I'm watching Sweden v. Trinidad and Tobago (or Trinidad and Tobacco, as my father insists on calling it), and I'm loving this match! It's the first time Trinidad and Tobago made it to the World Cup, and everyone expected Sweden to crush them, but it's 52 minutes in and it's still nil-nil. The Trinidadians in the crowd are deliriously happy just to have made it to the World Cup, but that they're giving the Swedes a run for their kronas. It's great.
I watched England v. Paraguay this morning, and I was surprised to find myself cheering for the Paraguayans to win. The English are just so smug and entitled. There's one tall drink of water on the English team, Peter Crouch (I call him Barty), who can call me for a Canadian green card anytime. Anyway, England won, but it wasn't even their goal! Beckham tried to score and it deflected off a Paraguayan player. Bah.
I still have no idea what off-sides means, and it's been explained to me more than once. When I lived in England, my common, know-it-all landlord, Eddie Ivory, would watch football in the front room, smoking his roll-your-owns, downing cheap beer, and yell at the TV. "Off-sides!" was his most common bellicose howl. I would get very irritated by this. Once, another housemate, Jim, tried to explain to me what he was getting so agitated about, with a chart and everything. I would have glimmers of understanding, and then it would escape me. Bless Jim, wherever he is now, but it really didn't sink in.
God, Eddie was annoying. He would yell at me about how football was so much better then American football. What did I care about American football? Nary an iota. He also said that North America was so effing conceited because baseball's championships is called the World Series and it was only two countries involved. It was after I came home to Canada that I found out that "The World" was a newspaper that sponsored the first baseball playoffs. Man, I wish I knew that then to rub in his face.
Eddie also used to drop names of any celebrity that came from the county we lived in, Kent. "Mick Jagger went to my grade school," "I have Eric Idle's phone number" (Eddie was hired, amongst others, to lay bricks at Idle's new house in Sevenoaks). Blah blah blah. He acted as if he was the seventh Python. Pfft.
Jim was much nicer. He saw I liked watching football, so he took me to a Premier League match! We saw Tottenham v. Middlesborough in London. Jim was a huge (Tottenham) Hotspurs supporter, and was talking about getting a cockerel tattoo to represent his devotion. I wonder if he ever got it.

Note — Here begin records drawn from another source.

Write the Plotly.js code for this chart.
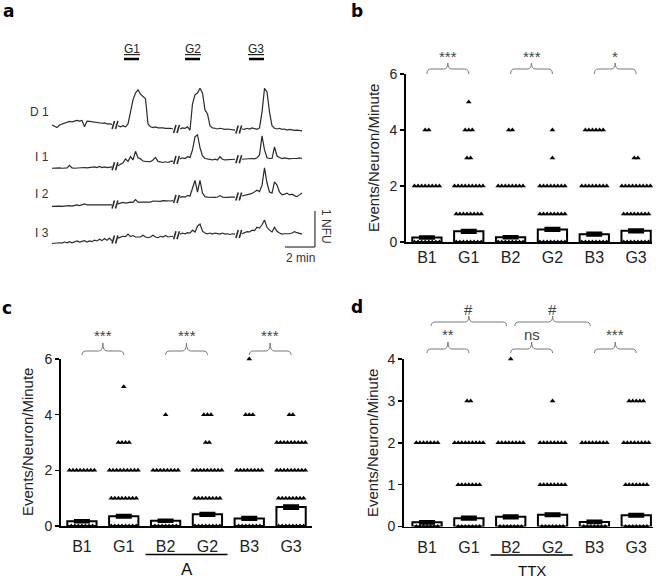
<!DOCTYPE html>
<html><head><meta charset="utf-8">
<script src="https://cdn.plot.ly/plotly-3.0.1.min.js"></script>
<style>html,body{margin:0;padding:0;background:#fff}#chart{width:660px;height:578px}</style>
</head><body><div id="chart"></div>
<script>
// ---------------- DATA ----------------
// Panel a: calcium traces, NFU relative to each cell's own baseline, one sample every 10 s
const traceNames = ['D 1', 'I 1', 'I 2', 'I 3'];
const stimNames = ['G1', 'G2', 'G3'];
const segmentStartMin = [0, 4.4, 8.533, 12.667];
const sampleStepMin = 1 / 6;

const D1_base = [0.08,0.04,0.01,0.08,0.11,0.14,0.17,0.18,0.17,0.19,0.21,0.19,0.21,0.03,0.19,0.18,0.17,0.15,0.14,0.15,0.13,0.14,0.11,0.11,0.10];
const D1_G1 = [0.06,0.03,0.06,0.03,0.11,0.44,0.78,0.97,1.06,0.94,0.86,0.81,0.11,0.03,0.01,0.03,0.00,0.01,0.00,-0.01,0.00,-0.01,-0.03];
const D1_G2 = [-0.03,0.00,-0.01,0.03,-0.06,0.67,0.92,0.97,1.10,0.97,0.50,0.39,0.06,0.00,-0.01,-0.03,-0.01,-0.03,-0.04,-0.03,-0.04,-0.04,-0.06];
const D1_G3 = [-0.03,-0.04,-0.01,-0.03,0.00,-0.03,-0.04,0.00,0.44,1.10,1.00,0.44,0.06,-0.01,-0.03,-0.01,-0.04,-0.03,-0.06,-0.04,-0.06,-0.07,-0.06,-0.07,-0.08];

const I1_base = [-0.01,0.00,-0.01,0.00,-0.01,0.00,0.00,0.07,0.00,-0.01,0.00,-0.01,0.00,0.01,0.00,0.01,0.00,0.03,0.01,0.04,0.01,0.03,0.01,0.03,0.03];
const I1_G1 = [0.06,0.11,0.14,0.25,0.18,0.31,0.22,0.46,0.28,0.25,0.19,0.18,0.17,0.17,0.22,0.29,0.18,0.17,0.15,0.17,0.15,0.18,0.19];
const I1_G2 = [0.25,0.28,0.26,0.31,0.29,0.50,0.86,0.92,0.56,0.33,0.26,0.24,0.24,0.22,0.24,0.22,0.31,0.24,0.22,0.22,0.24,0.22,0.24];
const I1_G3 = [0.24,0.25,0.26,0.25,0.26,0.25,0.28,0.36,0.89,0.50,0.28,0.26,0.26,0.58,0.33,0.29,0.26,0.28,0.26,0.25,0.26,0.25,0.26,0.28,0.26];

const I2_base = [-0.01,0.00,-0.01,0.00,-0.01,0.00,0.00,0.01,0.00,0.01,0.03,0.01,0.03,0.06,0.03,0.03,0.01,0.03,0.03,0.01,0.03,0.03,0.01,0.03,0.03];
const I2_G1 = [0.06,0.08,0.10,0.08,0.10,0.11,0.10,0.18,0.11,0.11,0.13,0.11,0.13,0.11,0.14,0.13,0.14,0.13,0.15,0.14,0.15,0.14,0.15];
const I2_G2 = [0.24,0.26,0.25,0.29,0.28,0.50,0.71,0.39,0.71,0.36,0.26,0.25,0.24,0.25,0.24,0.25,0.29,0.25,0.24,0.24,0.25,0.24,0.25];
const I2_G3 = [0.28,0.29,0.31,0.33,0.35,0.39,0.44,0.40,0.58,1.06,0.64,0.39,0.36,0.67,0.58,0.39,0.31,0.33,0.36,0.31,0.33,0.29,0.26,0.31,0.36];

const I3_base = [-0.01,0.00,-0.01,0.01,0.00,0.03,0.01,0.04,0.01,0.03,0.06,0.03,0.04,0.07,0.03,0.06,0.04,0.08,0.06,0.11,0.07,0.13,0.08,0.14,0.06];
const I3_G1 = [0.14,0.17,0.19,0.18,0.25,0.18,0.21,0.17,0.18,0.17,0.22,0.17,0.15,0.17,0.22,0.17,0.15,0.19,0.17,0.21,0.17,0.18,0.19];
const I3_G2 = [0.25,0.28,0.26,0.29,0.28,0.36,0.31,0.47,0.53,0.33,0.28,0.26,0.28,0.25,0.28,0.26,0.25,0.28,0.25,0.26,0.24,0.26,0.25];
const I3_G3 = [0.26,0.28,0.32,0.31,0.36,0.35,0.44,0.42,0.51,0.64,0.44,0.36,0.31,0.44,0.33,0.28,0.25,0.26,0.25,0.26,0.28,0.32,0.29,0.28,0.25];

// Panels b-d: events / neuron / minute
const groups = ['B1', 'G1', 'B2', 'G2', 'B3', 'G3'];
const levelsBC = [0, 1, 2, 3, 4, 5, 6];
const levelsD = [0, 1, 2, 3, 4];

const b_mean = [0.16, 0.38, 0.17, 0.45, 0.28, 0.40];
const b_sem = [0.03, 0.04, 0.03, 0.04, 0.04, 0.04];
const b_counts = [[8,0,8,0,2,0,0],[8,8,9,2,3,1,0],[8,0,8,0,2,0,0],[8,8,8,1,1,0,0],[8,0,8,0,6,0,0],[8,8,9,2,0,0,0]];
const b_sig = ['***', '***', '*'];

const c_mean = [0.17, 0.35, 0.19, 0.42, 0.27, 0.68];
const c_sem = [0.03, 0.04, 0.03, 0.04, 0.04, 0.05];
const c_counts = [[7,0,8,0,0,0,0],[8,8,9,4,0,1,0],[7,0,8,0,1,0,0],[8,8,9,2,3,0,0],[7,0,8,0,3,0,1],[8,8,9,9,2,0,0]];
const c_sig = ['***', '***', '***'];
const c_treatment = 'A';

const d_mean = [0.10, 0.20, 0.23, 0.28, 0.11, 0.27];
const d_sem = [0.02, 0.025, 0.025, 0.025, 0.02, 0.025];
const d_counts = [[7,0,7,0,0],[7,7,9,2,0],[7,0,8,0,1],[7,8,8,1,0],[7,0,8,0,0],[7,7,8,5,0]];
const d_sig = ['**', 'ns', '***'];
const d_sigCross = ['#', '#'];
const d_treatment = 'TTX';

// ---------------- DRAWING ----------------
const W = 660, H = 578;
const PX = x => x / W, PY = y => 1 - y / H;
const FONT = 'Liberation Sans, Arial, Helvetica, sans-serif';
const data = [], shapes = [], annotations = [];

function xAx(domain, range, anchor, ticklen) {
  return {domain, range, anchor, showline: true, linecolor: '#000', linewidth: 1.8, ticks: 'outside', ticklen: ticklen,
    tickcolor: 'rgba(0,0,0,0)', tickvals: groups.map((_, i) => i), ticktext: groups,
    tickfont: {family: FONT, size: 16, color: '#222'}, showgrid: false, zeroline: false, fixedrange: true};
}
function yAx(domain, range, tickvals, anchor) {
  return {domain, range, anchor, showline: true, linecolor: '#000', linewidth: 1.8, ticks: 'outside', ticklen: 4,
    tickwidth: 1.5, tickcolor: '#000', tickvals, tickfont: {family: FONT, size: 14, color: '#222'},
    showgrid: false, zeroline: false, fixedrange: true};
}
const axes = {
  xaxis: {domain: [PX(40), PX(340)], range: [-0.8, 19.2], visible: false, anchor: 'y', fixedrange: true},
  yaxis: {domain: [PY(255), PY(75)], range: [0, 5], visible: false, anchor: 'x', fixedrange: true},
  xaxis2: xAx([PX(406), PX(652)], [-0.5, 5.38], 'y2', 0),
  yaxis2: yAx([PY(242), PY(74)], [0, 6], [0, 2, 4, 6], 'x2'),
  xaxis3: xAx([PX(61), PX(312)], [-0.5, 5.5], 'y3', 5),
  yaxis3: yAx([PY(526), PY(359)], [0, 6], [0, 2, 4, 6], 'x3'),
  xaxis4: xAx([PX(404), PX(653)], [-0.55, 5.4], 'y4', 5),
  yaxis4: yAx([PY(526.5), PY(359)], [0, 4], [0, 1, 2, 3, 4], 'x4')
};
// map a data x on a given x axis to a paper fraction (for text placed over the axis)
function xPaper(axName, v) {
  const a = axes[axName];
  return a.domain[0] + (v - a.range[0]) / (a.range[1] - a.range[0]) * (a.domain[1] - a.domain[0]);
}

function txt(text, x, y, opts) {
  annotations.push(Object.assign({text, x, y, xref: 'paper', yref: 'paper', showarrow: false,
    xanchor: 'center', yanchor: 'middle', font: {family: FONT, size: 12, color: '#222'}}, opts || {}));
}

// ---- panel a ----
const traceSegs = [[D1_base,D1_G1,D1_G2,D1_G3],[I1_base,I1_G1,I1_G2,I1_G3],[I2_base,I2_G1,I2_G2,I2_G3],[I3_base,I3_G1,I3_G2,I3_G3]];
const traceOffset = [3.53, 2.42, 1.36, 0.33];
const traceLabelPy = [112, 157, 194, 233];
const breakT = [4.2, 8.3, 12.45];
const pxT = 1 / 15, pxY = 1 / 36;
traceSegs.forEach((segs, k) => {
  segs.forEach((seg, j) => {
    data.push({type: 'scatter', mode: 'lines', xaxis: 'x', yaxis: 'y',
      x: seg.map((_, i) => segmentStartMin[j] + i * sampleStepMin),
      y: seg.map(v => v + traceOffset[k]),
      line: {color: '#2a2a2a', width: 1.2}, hoverinfo: 'skip'});
  });
  breakT.forEach((bt, j) => {
    const a = segs[j][segs[j].length - 1], b = segs[j + 1][0];
    const yc = (a + b) / 2 + traceOffset[k];
    [-1.7, 1.7].forEach(dx => {
      shapes.push({type: 'line', xref: 'x', yref: 'y',
        x0: bt + (dx - 1.2) * pxT, y0: yc - 4 * pxY, x1: bt + (dx + 1.2) * pxT, y1: yc + 4 * pxY,
        line: {color: '#2a2a2a', width: 1.6}});
    });
  });
  txt(traceNames[k], PX(51), PY(traceLabelPy[k]), {xanchor: 'right', font: {family: FONT, size: 12, color: '#333'}});
});
// stimulus bars
const stimT = [[4.8, 5.8], [8.87, 9.87], [13.13, 14.13]];
stimT.forEach((s, j) => {
  shapes.push({type: 'line', xref: 'paper', yref: 'paper', x0: xPaper('xaxis', s[0]), x1: xPaper('xaxis', s[1]),
    y0: PY(59), y1: PY(59), line: {color: '#000', width: 2.5}});
  txt('<u>' + stimNames[j] + '</u>', xPaper('xaxis', (s[0] + s[1]) / 2), PY(49), {font: {family: FONT, size: 12, color: '#222'}});
});
// scale bar: 2 min x 1 NFU
shapes.push({type: 'line', xref: 'x', yref: 'y', x0: 15.53, x1: 17.53, y0: 0.222, y1: 0.222, line: {color: '#333', width: 1.2}});
shapes.push({type: 'line', xref: 'x', yref: 'y', x0: 17.53, x1: 17.53, y0: 0.222, y1: 1.222, line: {color: '#333', width: 1.2}});
txt('2 min', PX(300), PY(258), {font: {family: FONT, size: 12, color: '#333'}});
txt('1 NFU', PX(326), PY(226), {textangle: 90, font: {family: FONT, size: 12, color: '#333'}});

// ---- bar panels ----
function barPanel(n, means, sems, counts, levels) {
  const xa = 'x' + n, ya = 'y' + n;
  data.push({type: 'bar', xaxis: xa, yaxis: ya, x: groups.map((_, i) => i), y: means, width: 0.7,
    marker: {color: '#fff', line: {color: '#000', width: 2}},
    error_y: {type: 'data', array: sems, visible: true, color: '#000', thickness: 3, width: 8}, hoverinfo: 'skip'});
  const xs = [], ys = [];
  counts.forEach((row, g) => row.forEach((cnt, li) => {
    for (let k = 0; k < cnt; k++) { xs.push(g + (k - (cnt - 1) / 2) * 0.085); ys.push(levels[li]); }
  }));
  data.push({type: 'scatter', mode: 'markers', xaxis: xa, yaxis: ya, x: xs, y: ys, cliponaxis: false,
    marker: {symbol: 'triangle-up', size: 5, color: '#000'}, hoverinfo: 'skip'});
}
barPanel(2, b_mean, b_sem, b_counts, levelsBC);
barPanel(3, c_mean, c_sem, c_counts, levelsBC);
barPanel(4, d_mean, d_sem, d_counts, levelsD);

function brace(n, x0, x1, xm, yE, yL, yP, label, ty) {
  const ax = 'xaxis' + n, d = 0.1;
  const X = v => xPaper(ax, v), Y = v => PY(v);
  shapes.push({type: 'path', xref: 'paper', yref: 'paper',
    path: `M${X(x0)},${Y(yE)} Q${X(x0)},${Y(yL)} ${X(x0 + d)},${Y(yL)} L${X(xm - d)},${Y(yL)} Q${X(xm)},${Y(yL)} ${X(xm)},${Y(yP)} Q${X(xm)},${Y(yL)} ${X(xm + d)},${Y(yL)} L${X(x1 - d)},${Y(yL)} Q${X(x1)},${Y(yL)} ${X(x1)},${Y(yE)}`,
    line: {color: '#777', width: 1}});
  txt(label, X(xm), PY(ty), {font: {family: FONT, size: 15, color: '#444'}});
}
b_sig.forEach((s, i) => brace(2, 2 * i, 2 * i + 1, 2 * i + 0.5, 74, 69, 63, s, 57));
c_sig.forEach((s, i) => brace(3, 2 * i, 2 * i + 1, 2 * i + 0.5, 355, 351, 343, s, 335));
d_sig.forEach((s, i) => brace(4, 2 * i, 2 * i + 1, 2 * i + 0.5, 353, 349, 342, s, 334));
d_sigCross.forEach((s, i) => brace(4, 2 * i + 0.1, 2 * i + 2 - 0.1, 2 * i + 1, 326, 322, 316, s, 309));

// treatment lines
function treatment(n, label, ly, ty, size) {
  const ax = 'xaxis' + n;
  shapes.push({type: 'line', xref: 'paper', yref: 'paper', x0: xPaper(ax, 1.52), x1: xPaper(ax, 3.48),
    y0: PY(ly), y1: PY(ly), line: {color: '#000', width: 1.3}});
  txt(label, xPaper(ax, 2.5), PY(ty), {font: {family: FONT, size: size, color: '#111'}});
}
treatment(3, c_treatment, 554.5, 569, 17);
treatment(4, d_treatment, 555, 570, 15);

// y titles and panel letters
txt('Events/Neuron/Minute', PX(374), PY(158), {textangle: -90, font: {family: FONT, size: 15, color: '#222'}});
txt('Events/Neuron/Minute', PX(28), PY(442), {textangle: -90, font: {family: FONT, size: 15, color: '#222'}});
txt('Events/Neuron/Minute', PX(372), PY(443), {textangle: -90, font: {family: FONT, size: 15, color: '#222'}});
const letterFont = {family: 'DejaVu Sans, Liberation Sans, sans-serif', size: 17, color: '#000'};
txt('<b>a</b>', PX(8), PY(11), {font: letterFont});
txt('<b>b</b>', PX(357), PY(11), {font: letterFont});
txt('<b>c</b>', PX(7), PY(308), {font: letterFont});
txt('<b>d</b>', PX(357), PY(307), {font: letterFont});

const layout = Object.assign({
  width: W, height: H, margin: {l: 0, r: 0, t: 0, b: 0, pad: 0}, paper_bgcolor: '#fff', plot_bgcolor: 'rgba(0,0,0,0)',
  showlegend: false, font: {family: FONT}, shapes, annotations
}, axes);
Plotly.newPlot('chart', data, layout, {displayModeBar: false, staticPlot: true});
</script></body></html>
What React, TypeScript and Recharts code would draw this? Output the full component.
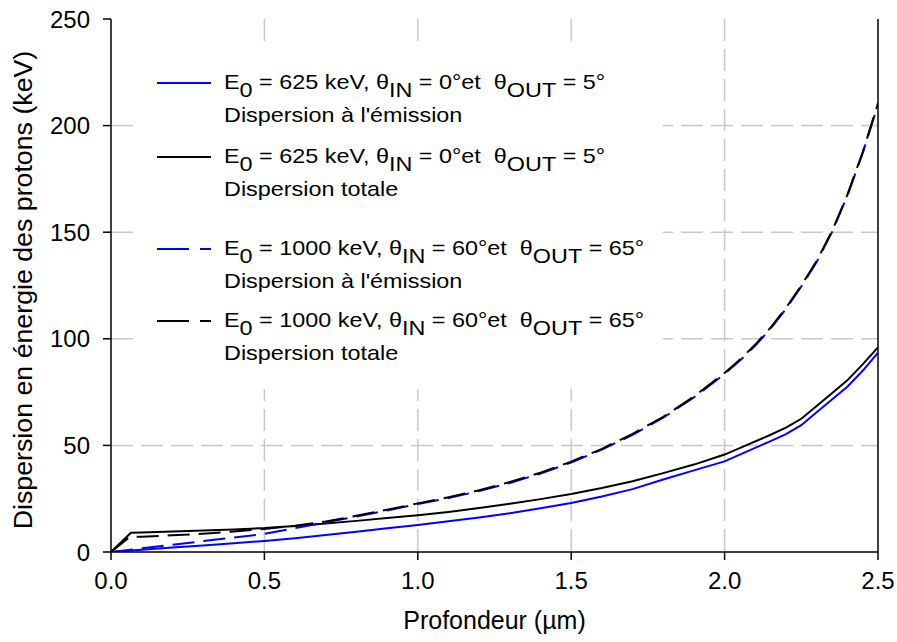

Jim was an urban engineer or something. He came home very late one very rainy night to tell us that his crew was preparing a bank for a new overpass when they discovered an unexploded German shell from the Blitz. He was quiet and smoked a lot that night.
Trinidad and Tobago is still fighting off Sweden. I'm going to go finish watching this match.
And btw, this is my 300th post. It's not that big a deal, but being able to divide anything by 100 is usually important.
Update: Trinidad and Tobago might as well have won 5-nil. The time ran out with no score, but the Trinidadians in the crowd exploded, and the Swedes were humiliated. It was great. Hurray for the underdogs! It was a great match, and the T&T goalkeeper, Hislop, was a scrapper. Oh, to be in Port of Spain tonight!